I did time box it although not intentionally, I planned on spending about an hour on this, but ended up spending around 2. I knew that I was missing something, others were able to do it, so I should be able to as well.
Thus I realized I needed to walk away. Luckily lunch got in my way so I inadvertently time-boxed myself. The Promodo Technique would have come in handy here.
Rule #3: You are as good as everyone else, if they can do it so can you.
If the same code isn’t working then its probably not on your end.
This rule should help determine/guide you to the conclusion that your code should work. Therefore there must be some sort of outside factor happening that is preventing it from working. Have confidence in yourself. If you see that your code is the same as the example, or what others have described then it’s probably something else causing the issue.
The issues here could be pretty wide-ranged. This rule should go in conjunction with Rule #1. This is where you can grab another trusted tool/application and see if that works and get a sanity check.
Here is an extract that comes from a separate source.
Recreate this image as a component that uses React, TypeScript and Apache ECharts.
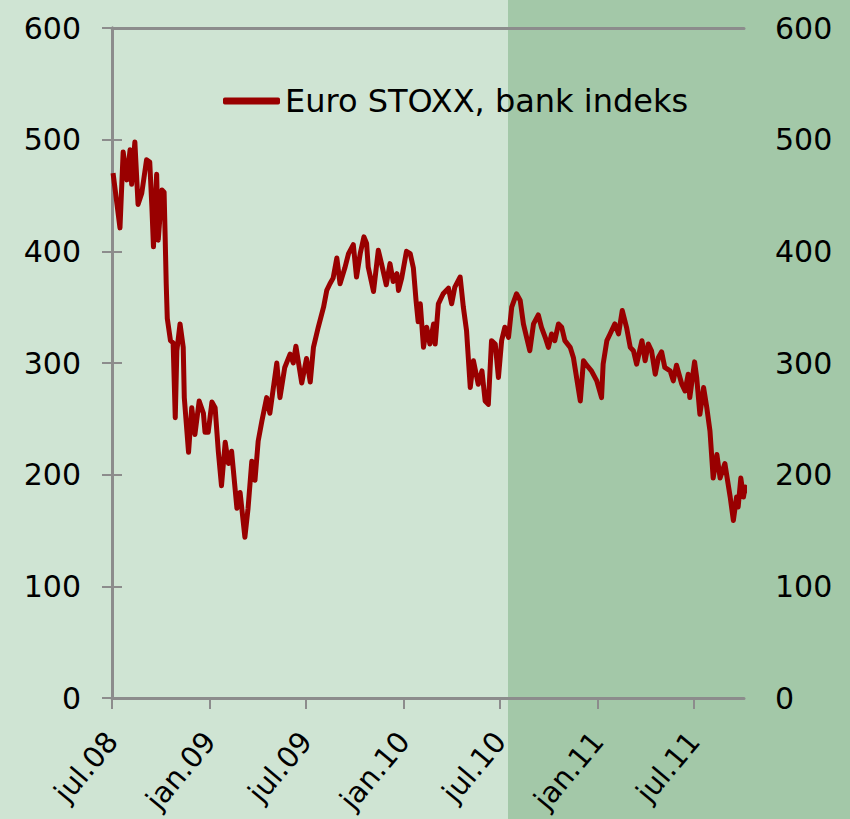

It could be an environment setting, or who knows what that’s preventing the code from running/working correctly.
Rule #4: Ask someone for some time to go over the implementation.
It could be something obvious that you might not see. This is actually a thing… You’re too close to it and need someone else’s perspective from time to time.
Although I didn’t use Rule #4 on this particular issue, I was pretty close to it. I was time boxing again and if I didn’t get through the issue I would ask someone else to look at it with me.
There have been plenty of times when showing someone code they noticed something pretty simple that I just continued to look over. I just was too close to the project and my mind wasn’t able to see it. Walking through the code with a co-worker can be a great experience and also offers up other perspectives and you get some great questions. Why do you do this? Can’t you do this instead? Or what about this or that?
I hope that these help someone out. Issues are not always with you, the odds are 50/50. It’s either on your end or it’s not. Don’t be afraid to say it’s not on your end. Make the other side prove it.